TAIPEI, Taiwan (AP) — Attending a full day of school then spending hours more in tutoring is a must in Taiwan, where students start 'cram schools' as early as elementary school so that they can better their exam results and get into a prestigious high school or college.

Director Hou Chi Jan knows it all too well.

He said he spent a copious amount of his adolescence on "Nanyang Street" - the Taipei street home to many cram schools. He has such vivid memories and imagination about the place, it became the backdrop to his new film, "When a Wolf Falls in Love with a Sheep."

"I think that (Nanyang) street is a place where dreams are lost. In reality, there's some sadness to it," Hou explained. "I want to make a film about it, to give it some warmth. The story is about sweet young love and tells you whatever you lose, you'll get it back in other ways."

Kai Ko plays "Tung," who goes to Nanyang Street to search for an ex-girlfriend who dumped him to go to cram school. He meets a quirky girl who loves drawing pictures of sheep on the test papers. He draws a picture of a wolf to begin a dialogue and later explores his feelings for the girl.

Coming off his successful first film, Ko said this character is someone who's closer to his heart. "In private, he's not stable, is insecure, don't want to face whatever he needs to face, or he wants to get something done, but he's unsure of himself.
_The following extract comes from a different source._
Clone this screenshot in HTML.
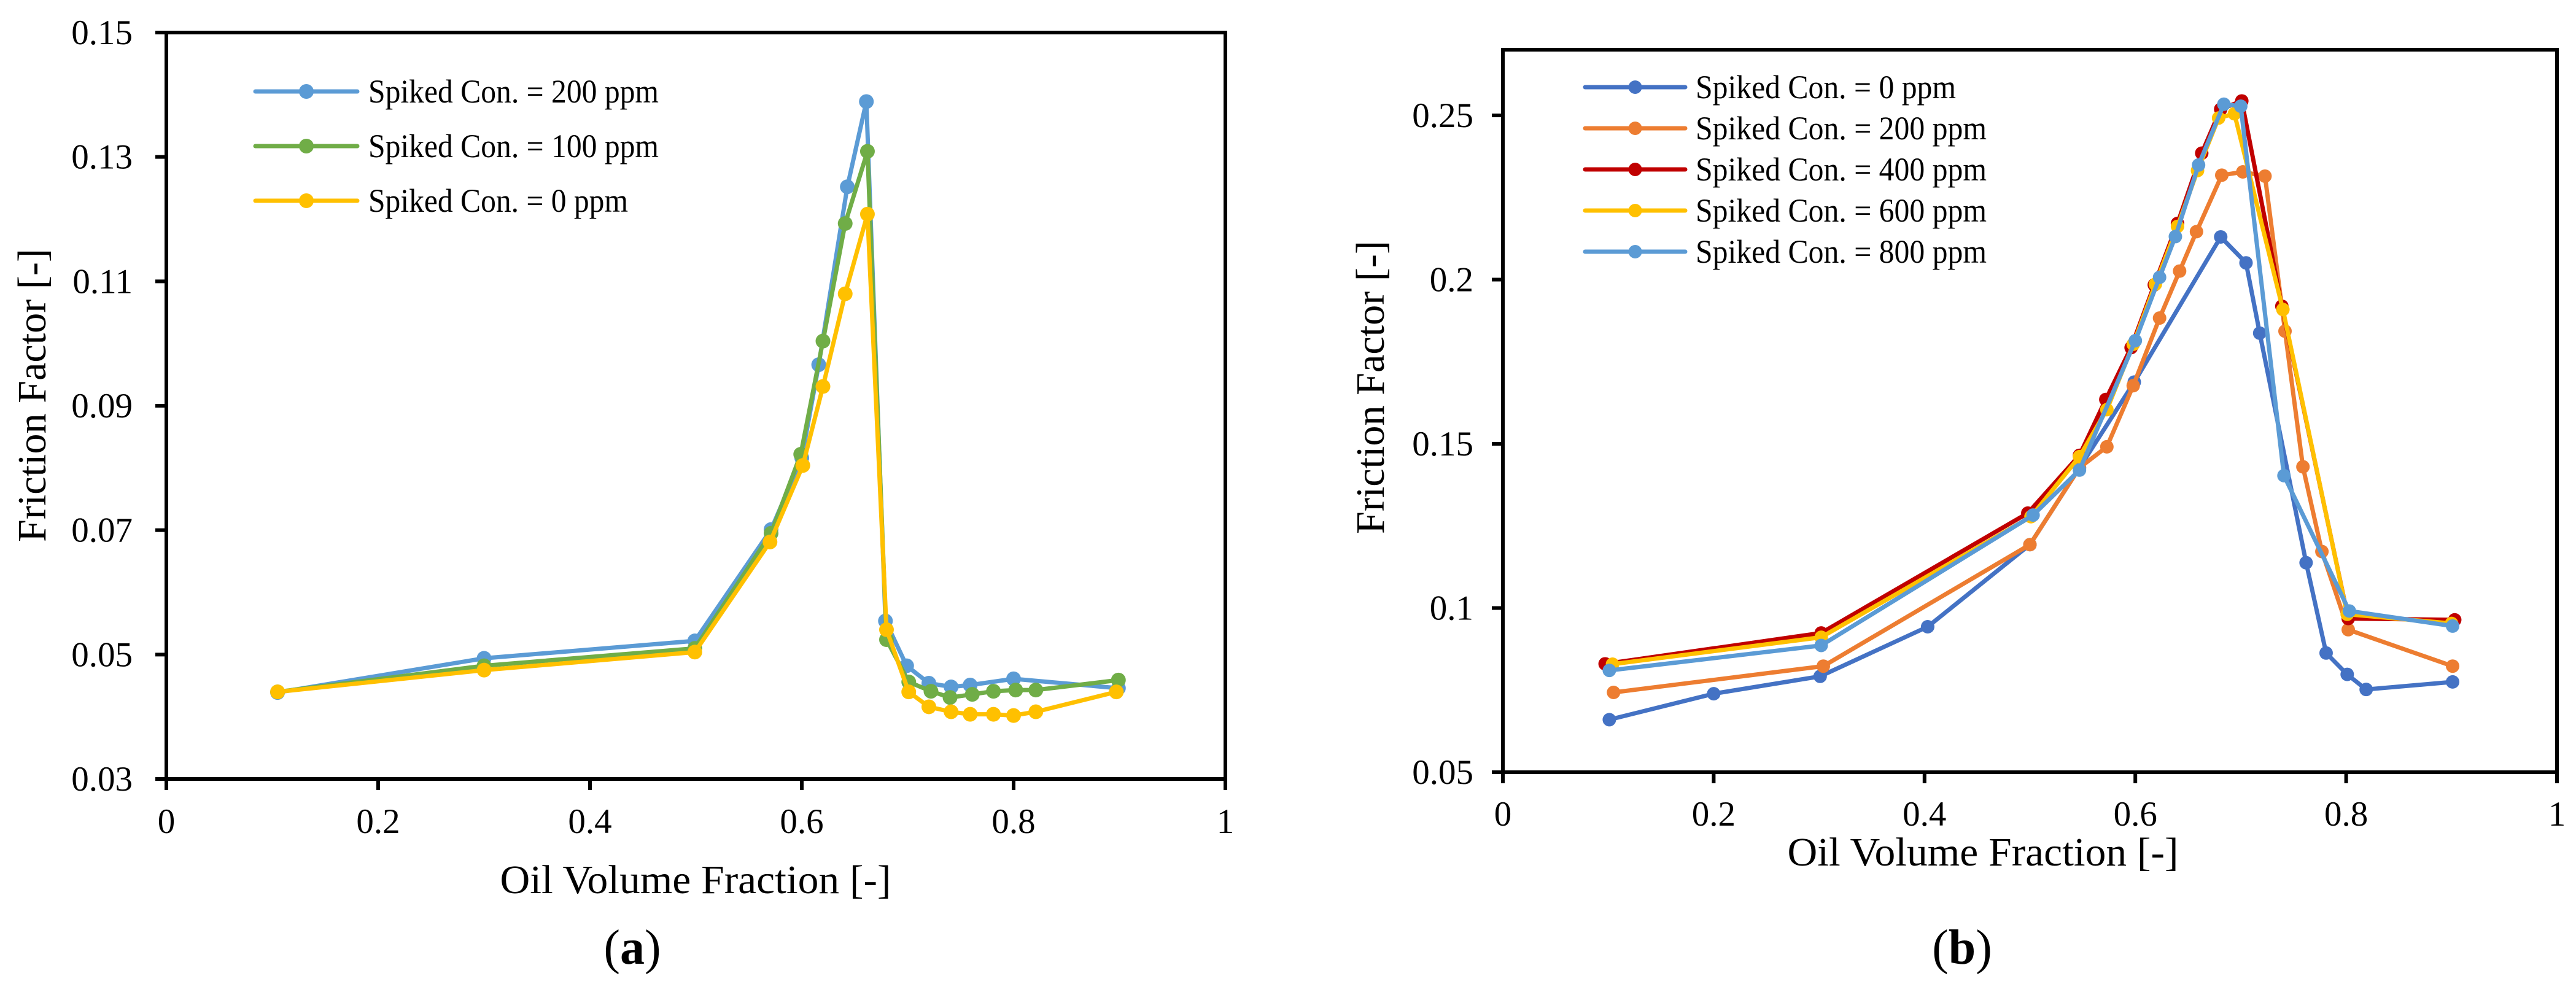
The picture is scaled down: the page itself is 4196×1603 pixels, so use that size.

I think the inner self is more similar in this film," he said.

Actress Jian Man Shu is playing her first lead film role. In preparation, she took her time to warm up to Ko, just as the script required. Jian said, "I tried to remain curious about this person. So I didn't want to immediately get to the bottom of it. So I wanted to get to know him slowly during filming."

To tell his whimsical puppy-love story, Hou used editing techniques such as jump cuts and stop-motion animation. The stop-motion sequences, which show movement through a series of photos, were a challenge for the actors.

"It's not that it was hard to express emotions but it was a torture mentally," Ko said. "I was tired. You don't feel like you've accomplished anything because you don't know what you're doing. Also everything was on a track, so everyone was really nervous, because if anything was misplaced by one centimeter, then maybe you need to retake the photo."